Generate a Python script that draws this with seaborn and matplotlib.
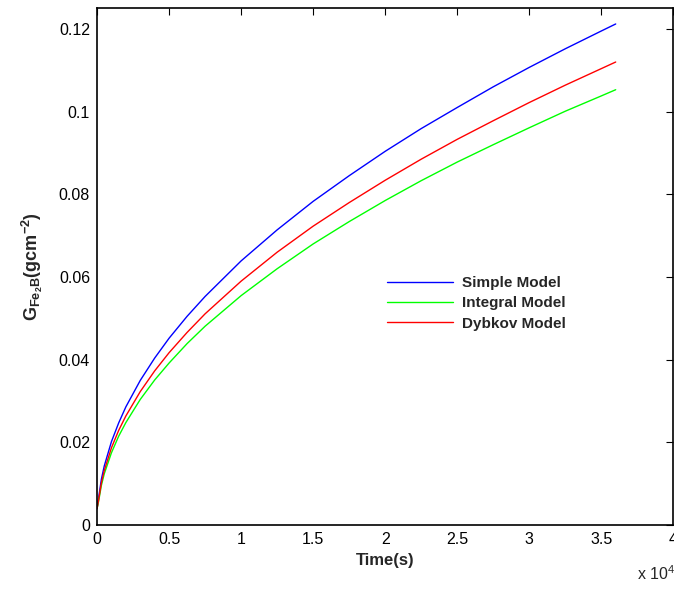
import numpy as np
import pandas as pd
import matplotlib
matplotlib.use("Agg")
import matplotlib.pyplot as plt
import seaborn as sns

# tiempo en unidades de 1e4 s
tiempo = [0, 0.01, 0.03, 0.05, 0.1, 0.15, 0.2, 0.3, 0.4, 0.5, 0.625, 0.75,
          1.0, 1.25, 1.5, 1.75, 2.0, 2.25, 2.5, 2.75, 3.0, 3.25, 3.5, 3.6]
simple = [0.004, 0.0064, 0.0111, 0.0143, 0.0202, 0.0247, 0.0286, 0.0350,
          0.0404, 0.0452, 0.0505, 0.0553, 0.0639, 0.0714, 0.0783, 0.0845,
          0.0904, 0.0959, 0.1010, 0.1060, 0.1107, 0.1152, 0.1195, 0.1212]
integral = [0.004, 0.0056, 0.0096, 0.0124, 0.0175, 0.0215, 0.0248, 0.0304,
            0.0351, 0.0392, 0.0439, 0.0481, 0.0555, 0.0620, 0.0680, 0.0734,
            0.0785, 0.0833, 0.0878, 0.0920, 0.0961, 0.1001, 0.1038, 0.1053]
dybkov = [0.004, 0.0059, 0.0102, 0.0132, 0.0187, 0.0229, 0.0264, 0.0323,
          0.0373, 0.0417, 0.0466, 0.0511, 0.0590, 0.0660, 0.0723, 0.0780,
          0.0834, 0.0885, 0.0933, 0.0978, 0.1022, 0.1064, 0.1104, 0.1120]
modelos = ["Simple Model", "Integral Model", "Dybkov Model"]
colores = ["#0000ff", "#00ff00", "#ff0000"]
xticks = [0, 0.5, 1, 1.5, 2, 2.5, 3, 3.5, 4]
xtick_labels = ["0", "0.5", "1", "1.5", "2", "2.5", "3", "3.5", "4"]
yticks = [0, 0.02, 0.04, 0.06, 0.08, 0.1, 0.12]
ytick_labels = ["0", "0.02", "0.04", "0.06", "0.08", "0.1", "0.12"]

df = pd.DataFrame({
    "t": tiempo * 3,
    "G": simple + integral + dybkov,
    "modelo": [modelos[0]] * len(tiempo) + [modelos[1]] * len(tiempo) + [modelos[2]] * len(tiempo),
})

sns.set_style("white")
plt.rcParams["font.family"] = ["Liberation Sans", "DejaVu Sans"]
plt.rcParams["mathtext.fontset"] = "custom"
plt.rcParams["mathtext.rm"] = "Liberation Sans"
plt.rcParams["mathtext.bf"] = "Liberation Sans:bold"

fig = plt.figure(figsize=(6.74, 5.90), dpi=100)
ax = fig.add_axes([0.144, 0.110, 0.855, 0.876])

sns.lineplot(data=df, x="t", y="G", hue="modelo", hue_order=modelos,
             palette=colores, linewidth=1.0, ax=ax, sort=False)

ax.set_xlim(0, 4)
ax.set_ylim(0, 0.125)
ax.set_xticks(xticks)
ax.set_xticklabels(xtick_labels)
ax.set_yticks(yticks)
ax.set_yticklabels(ytick_labels)
ax.tick_params(direction="in", length=5, width=0.8, labelsize=11.5,
               top=True, right=True, colors="black", pad=5)
for s in ax.spines.values():
    s.set_color("black")
    s.set_linewidth(1.2)

ax.set_xlabel("Time(s)", fontsize=12, fontweight="bold", labelpad=4)
ax.set_ylabel(r"$\mathbf{G_{Fe_2B}(gcm^{-2})}$", fontsize=13, labelpad=10)

fig.text(0.945, 0.012, r"x 10$^{4}$", fontsize=11.5, ha="left", va="bottom")

leg = ax.legend(loc="upper left", bbox_to_anchor=(0.48, 0.508), frameon=False,
                handlelength=4.3, handletextpad=0.55, labelspacing=0.4,
                prop={"weight": "bold", "size": 11})

fig.savefig("out.png", dpi=100)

TASK REQUIREMENTS:
Write down every line from the opening of the listing to the line with "import seaborn as sns", both included, and nothing else; the pictures are omitted.

RESULT FOR THIS EXERCISE:
Generate a Python script that draws this with seaborn and matplotlib.
import numpy as np
import pandas as pd
import matplotlib
matplotlib.use("Agg")
import matplotlib.pyplot as plt
import seaborn as sns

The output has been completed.